No one listened to the speakers on the stage. Instead, everyone tried to start their own chants. One very loud guy started chanting, "Down with Chuck" every five or ten minutes, drowning out whatever the person on stage was saying.

Another guy behind me, who didn't chant but lectured, said, at one point, that the government was already trying to paint the veterans returning home from Iraq (why do they never mention Afghanistan? Always Iraq) as "Right wing terrorists." Then he suggested that some hippies might appear at any moment to "beat us all with sticks."

[As if true hippies are known for their violent intent.]

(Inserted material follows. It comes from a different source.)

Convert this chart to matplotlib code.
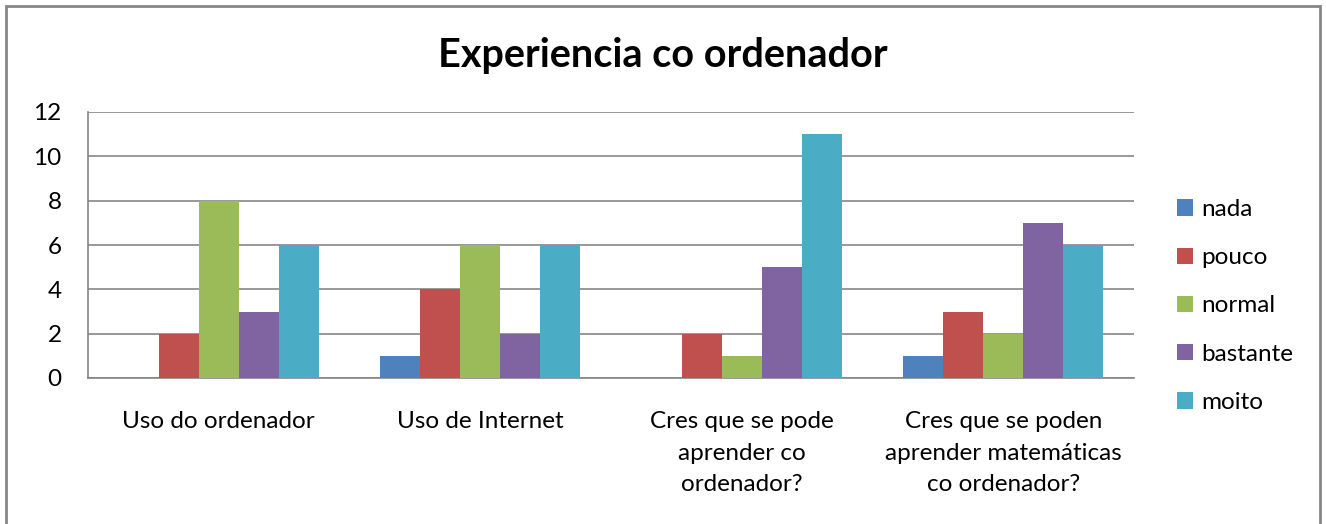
import numpy as np
import matplotlib.pyplot as plt
from matplotlib.patches import Rectangle

categorias = ['Uso do ordenador', 'Uso de Internet',
              'Cres que se pode\naprender co\nordenador?',
              'Cres que se poden\naprender matemáticas\nco ordenador?']
series = ['nada', 'pouco', 'normal', 'bastante', 'moito']
nada = [0, 1, 0, 1]
pouco = [2, 4, 2, 3]
normal = [8, 6, 1, 2]
bastante = [3, 2, 5, 7]
moito = [6, 6, 11, 6]
cores = ['#4F81BD', '#C0504D', '#9BBB59', '#8064A2', '#4BACC6']

plt.rcParams['font.family'] = ['Lato', 'DejaVu Sans']

fig = plt.figure(figsize=(13.26, 5.24), dpi=100)
ax = fig.add_axes([88/1326, 1-378/524, (1134-88)/1326, (378-112)/524])

x = np.arange(len(categorias))
w = 40/261.5
valores = [nada, pouco, normal, bastante, moito]
for i, (nome, v) in enumerate(zip(series, valores)):
    ax.bar(x + (i - 2) * w, v, w, color=cores[i], label=nome, zorder=3)

ax.set_xlim(-0.5, 3.5)
ax.set_ylim(0, 12)
ax.set_yticks(range(0, 13, 2))
ax.set_xticks(x)
ax.set_xticklabels(categorias, linespacing=1.6)
ax.tick_params(axis='both', length=0, labelsize=17.5, colors='black')
ax.tick_params(axis='x', pad=24)
ax.tick_params(axis='y', pad=19)
ax.yaxis.grid(True, color='#868686', linewidth=1.2, zorder=0)
for s in ['top', 'right']:
    ax.spines[s].set_visible(False)
for s in ['left', 'bottom']:
    ax.spines[s].set_color('#868686')
    ax.spines[s].set_linewidth(1.2)

fig.text(663/1326, 1-55/524, 'Experiencia co ordenador', ha='center', va='center',
         fontsize=28.5, fontweight='bold')

fig.legend(loc='center left', bbox_to_anchor=(1155/1326, 1-306/524), frameon=False,
           fontsize=17.5, handlelength=0.65, handleheight=0.65, handletextpad=0.35,
           labelspacing=1.12)

fig.patches.append(Rectangle((6/1326, -0.05), (1320-6)/1326, 1.05-6/524,
                             transform=fig.transFigure, fill=False,
                             edgecolor='#868686', linewidth=2))

fig.savefig('out.png', dpi=100)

When a speaker said that "The Empire State" was no longer as powerful as it once was, there was some sadness in his voice. The crowd, however, cheered. These were people standing in the Empire State. When that same speaker talked about how wonderful the city had been, how strong its citizens once were, he cited the construction of a vast water system, a train system, parks and recreation and... the audience booed. Someone shouted "Public works! Boo!" and it was as if they didn't understand what the speaker was saying. They weren't listening. They didn't want to hear. Works done for the public benefit: Bad.

Another speaker tore into the media. The speaker suggested everyone continue watching FOX News, btw. As if the weakness of the right is getting their news from more than one source.

The speaker who inspired Greg and me to leave, btw, was a black talk show host. He told a story about how he'd been filling in for [insert right wing talk show host here], and got a call from some guy in Georgia. The caller from Georgia called the black talk show host a "racist redneck Obama-hater." The black talk show host continued, "Now obviously that guy didn't know me. So I let him talk. And when he was done, I said, 'Sir, I'm an AMERICAN racist redneck!' And that's all of us! We're all American racist rednecks! Say it with me, New York!" And the crowd, kind of confused, chanted "I'm an American racist redneck!" a few times.

Behind me, I heard a guy say, "... But I'm not a racist...." and the chant died down.

Truthfully, I agree with some of what was said, with some of the signs. There was something for everyone at the rally, because it was so unfocused and so confused. The bailouts sucked. The bailouts were a Bush thing, tho. And, to be honest, some of it was necessary. And "The FED Needs To Be Audited." Okay, that sounds good. But people were also screaming about how their civil rights were being violated, and I just wanted to ask them where they stood on gay rights. It'd be nice to know, even though I already could guess.

After Greg and I snaked our way out of the crowd, long before star speaker Newt Gingrich made his appearance (and his speech was probably the only where attention was paid, because he is the Right's Willy Loman), we made our way to the train station. Greg, who takes things even more personally than I do (if that's possible), said, "I feel sad. That was a giant clusterfuck of ideas."

I'd already disengaged from the rally, so I was reluctant to discuss the whole thing. Still, I asked him what he meant.

"I've been worried about all this. Really. Worried. I've been afraid they're gonna work their way back into power or something. But they're just angry, and they don't have a cohesive anything. They're all over the place, and they don't know what they're talking about because they don't want to talk about the one thing they all have in common."

I waited. Finally: "And what do they have in common?"

"They all hate what's happened over the past eight years just as much as we do, but they can't bring themselves to admit it."

"Blame Bush?" I asked.

"No. Blame themselves. And they're being manipulated. They don't want to see it. It's not about taxes. It's about power and accountability, and they have neither."

Then Greg said this: "I'm not afraid anymore. It's all one big joke. Only it's on them, not because of them."